## Given instruction
Using the listing below, copy every line that mentions "matplotlib".

## Stored data
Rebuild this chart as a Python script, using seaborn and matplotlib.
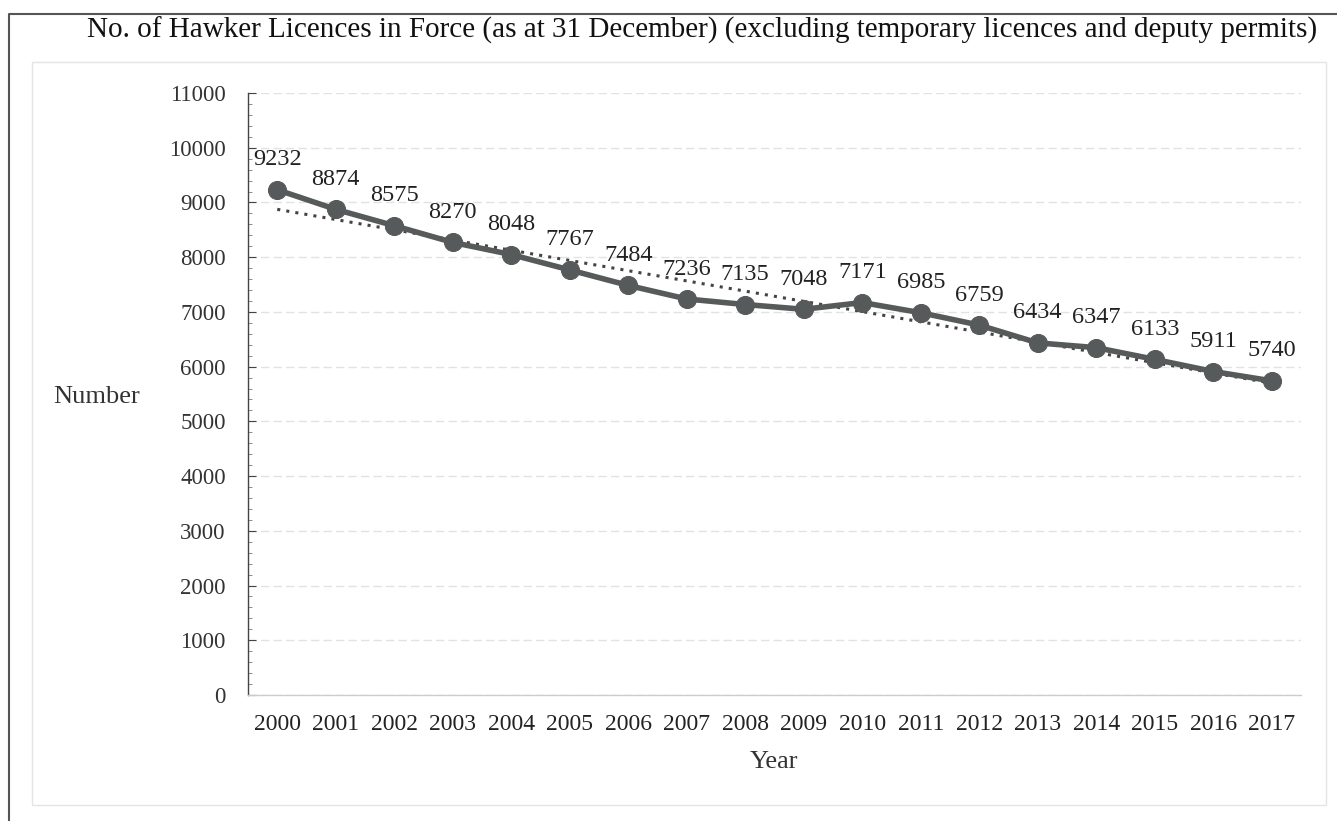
import matplotlib
matplotlib.use('Agg')
import pandas as pd
import matplotlib.pyplot as plt
import seaborn as sns
from matplotlib.ticker import MultipleLocator
from matplotlib.patches import Rectangle
from matplotlib.lines import Line2D

# Dados
anos = [2000, 2001, 2002, 2003, 2004, 2005, 2006, 2007, 2008,
        2009, 2010, 2011, 2012, 2013, 2014, 2015, 2016, 2017]
licencas = [9232, 8874, 8575, 8270, 8048, 7767, 7484, 7236, 7135,
            7048, 7171, 6985, 6759, 6434, 6347, 6133, 5911, 5740]
titulo = ('No. of Hawker Licences in Force (as at 31 December) '
          '(excluding temporary licences and deputy permits)')

df = pd.DataFrame({'ano': anos, 'licencas': licencas})
df['pos'] = range(len(df))

sns.set_style('white')
plt.rcParams['font.family'] = ['Liberation Serif', 'DejaVu Serif']

W, H = 1337, 821
fig = plt.figure(figsize=(W / 100, H / 100), dpi=100)
ax = fig.add_axes([248 / W, 1 - 695 / H, 1053 / W, 602 / H])

cor = '#575a5a'

# Linha de tendência linear (pontilhada)
sns.regplot(data=df, x='pos', y='licencas', scatter=False, ci=None, ax=ax,
            truncate=True,
            line_kws={'color': '#444444', 'linestyle': (0, (1, 2)), 'linewidth': 2.2})

# Série principal
sns.lineplot(data=df, x='pos', y='licencas', ax=ax, color=cor, linewidth=4,
             marker='o', markersize=13, markeredgecolor=cor)

for x, y in zip(df['pos'], df['licencas']):
    ax.annotate(str(y), (x, y), xytext=(0, 14), textcoords='offset points',
                ha='center', va='bottom', fontsize=17.5, color='#222222')

ax.set_xlim(-0.5, len(anos) - 0.5)
ax.set_ylim(0, 11000)
ax.set_xticks(df['pos'])
ax.set_xticklabels(anos)
ax.yaxis.set_major_locator(MultipleLocator(1000))
ax.yaxis.set_minor_locator(MultipleLocator(200))
ax.tick_params(axis='y', which='major', left=True, direction='in', length=6,
               labelsize=16.5, labelcolor='#333333', pad=16, color='#444444')
ax.tick_params(axis='y', which='minor', left=True, direction='in', length=3, color='#777777')
ax.tick_params(axis='x', bottom=False, labelsize=17, labelcolor='#222222', pad=10)
ax.grid(axis='y', which='major', color='#e2e2e2', linewidth=1, linestyle=(0, (6, 3)))
ax.set_axisbelow(True)

for lado in ['top', 'right']:
    ax.spines[lado].set_visible(False)
ax.spines['left'].set_color('#444444')
ax.spines['left'].set_linewidth(1)
ax.spines['bottom'].set_color('#cccccc')
ax.spines['bottom'].set_linewidth(1)

ax.set_xlabel('Year', fontsize=19, color='#333333', labelpad=12)
ax.set_ylabel('')
fig.text(97 / W, 1 - 397 / H, 'Number', fontsize=19, color='#333333',
         ha='center', va='center')
fig.text(702 / W, 1 - 30 / H, titulo, fontsize=21, color='#111111',
         ha='center', va='center')

# Moldura externa (esquerda e topo) e área do gráfico
fig.lines.append(Line2D([9 / W, 9 / W, 1], [0, 1 - 14 / H, 1 - 14 / H],
                        transform=fig.transFigure, color='#555555', linewidth=1.5))
fig.patches.append(Rectangle((32 / W, 1 - 805 / H), (1326 - 32) / W, (805 - 62) / H,
                             transform=fig.transFigure, fill=False,
                             edgecolor='#e4e4e4', linewidth=1))

fig.savefig('out.png', dpi=100)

## Task answer
Rebuild this chart as a Python script, using seaborn and matplotlib.
import matplotlib
matplotlib.use('Agg')
import matplotlib.pyplot as plt
from matplotlib.ticker import MultipleLocator
from matplotlib.patches import Rectangle
from matplotlib.lines import Line2D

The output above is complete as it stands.